No, you just need to look at the facts a little more clearly and be sure
you are looking at the latest version of any specification.

>  We can see that Apple has already
> abused the concept of RAND licensing, 

Could you clarify the term 'abused' in that context?

> even before the policy was formally
> adopted, and that the W3C's now-formalized SVG standard ("recommendation")
> has already been tainted by that. 

I don't see a lot of taint. I agree it would be better if Apple stated
one way or the other that they atgree with the SVG working group that
thie patent is not necessary (essential technology) for implementing
SVG. But they are entirely compliant with the current public draft of
the PPF in not doing so. If you think there should be a requirement to
clarify whether a disclosed patent is essential or not, once a
specification is sufficiently mature, then I encourage you to submit
that feedback to teh appropriate list. Whwen you do so, you will find
that I have alrewady made a similar suggestion.
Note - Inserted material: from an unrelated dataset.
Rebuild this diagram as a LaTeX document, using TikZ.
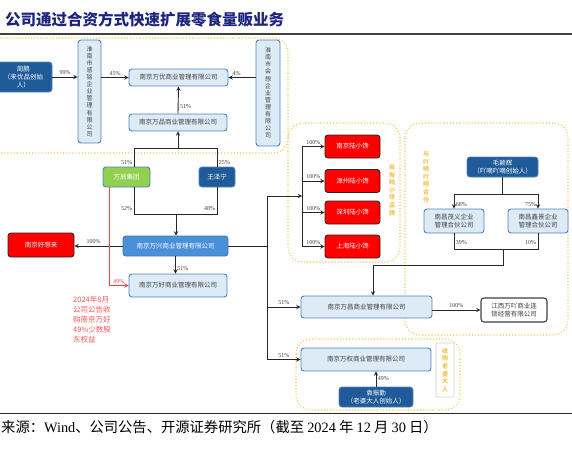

> I will not try to be any more specific
> about this, I've presented enough of the bits and pieces of the puzzle so
> that you can form your own opinion.


> Adobe was quick to act:
>     http://www.w3.org/Graphics/SVG/Overview.htm8
>     "2001-Sep-27  Adobe released SVG Viewer 3.0 beta 3. Bugs should be
>     reported as the beta period is expected to be short."
> The question that naturally arises is: even though Adobe was nowhwere
> mentioned in the SVG documents, 

Um, Adobe was mentioned on the patent license page that you cited. 

> does Adobe somehow stand to benefit from
> Apple's undisclosed RAND licensing terms?  There is no smoking gun here, but
> there is certainly smoke.

Perhaps you could be less poetic but more direct and describe the smoke
a bit more clearly.

> It is clear what we must do.  We must fork the SVG standard; in its current
> form it is unacceptable.

Youc conclusion does not follow from your arguments, nor does your
proposed solution offer any advantage whatsoever over the current state.